What are the two boot menu options Fedora 23 created on my hard drive?

1

I have installed Fedora 23 on an SSD on a Dell Inspiron 1564. The installation created two options for Fedora 23 OS on the boot menu (Fedora 4.2.3 -300 fc23 OS and Fedora 0 rescue 23). How do I boot directly to the OS as I do not want to see these two options?

I'm a new user to LINUX and do not know much about it.

user577212

Posted 2016-07-04T05:08:50.440

Reputation:

You've asked multiple questions as one. Please split them. – Máté Juhász – 2016-07-04T05:15:36.723

How to split them? But they all belong to same OS. – None – 2016-07-04T05:20:44.640

Now I have edited the question. Please give me answer for this. – None – 2016-07-04T05:45:34.323

Are you booting a live session (from a DVD or flash drive), or have you installed Fedora on your hard drive? Live sessions will contain those kinds of options, and you can't change them, but they aren't designed to operate from. If you've installed it on your hard disk, the rescue version is like the Windows recovery partition; it's to recover Fedora if something corrupts it. It will appear briefly in the GRUB boot menu, but in a few seconds, it should boot into the "real" Fedora. – fixer1234 – 2016-07-04T06:14:19.720

I have installed fedora 23 on SSD on Dell Inspiron 1564. I have made three partitions namely: Root, SWAP & Home. Can I give rescue option & directly boot to login screen? – None – 2016-07-04T07:43:58.867

Let us continue this discussion in chat.

– fixer1234 – 2016-07-04T08:36:51.440

Answers

3

Why are there two boot menu options in Fedora 23?

The two boot entries are different. The first is the actual OS, which is what you would normally use. The second is a rescue mode in case Fedora gets damaged.

Many Linux distributions include a boot menu entry for a rescue or recovery mode as a means of giving you access to it.
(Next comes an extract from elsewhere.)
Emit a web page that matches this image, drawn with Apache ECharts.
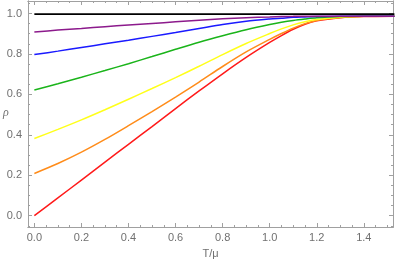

When you get more experienced with Linux, you can pursue editing the GRUB menu if you really want to change it. However, GRUB typically displays the boot menu options for a few seconds to give you an opportunity to make a selection, and then automatically uses the default choice (usually the first entry), which will be the Fedora OS. If you want to shave seconds off the startup, you can manually click on it.

On Fedora, it looks like selecting rescue mode actual boots off something other than the system drive:

Booting into Rescue Mode

Rescue mode provides the ability to boot a small Fedora environment entirely from CD-ROM, or some other boot method, instead of the system's hard drive. As the name implies, rescue mode is provided to rescue you from something. During normal operation, your Fedora system uses files located on your system's hard drive to do everything — run programs, store your files, and more.

However, there may be times when you are unable to get Fedora running completely enough to access files on your system's hard drive. Using rescue mode, you can access the files stored on your system's hard drive, even if you cannot actually run Fedora from that hard drive.

To boot into rescue mode, you must be able to boot the system using one of the following methods:

  • By booting the system from an installation boot CD-ROM or DVD.
  • By booting the system from other installation boot media, such as USB flash devices.
  • By booting the system from the Fedora CD-ROM #1 or DVD.

Source and detailed instructions: https://docs.fedoraproject.org/en-US/Fedora/13/html/Installation_Guide/s1-rescuemode-boot.html

If the installation did not include creating a rescue CD, that facility is likely included on the live session you created from the ISO, which you used to install Fedora (probably a DVD or flash drive). So selecting rescue mode from the boot menu will probably instruct you to load that. To ensure that you're prepared for an emergency, just select that from the boot menu one time to see what instructions you get and to verify that you have the necessary media.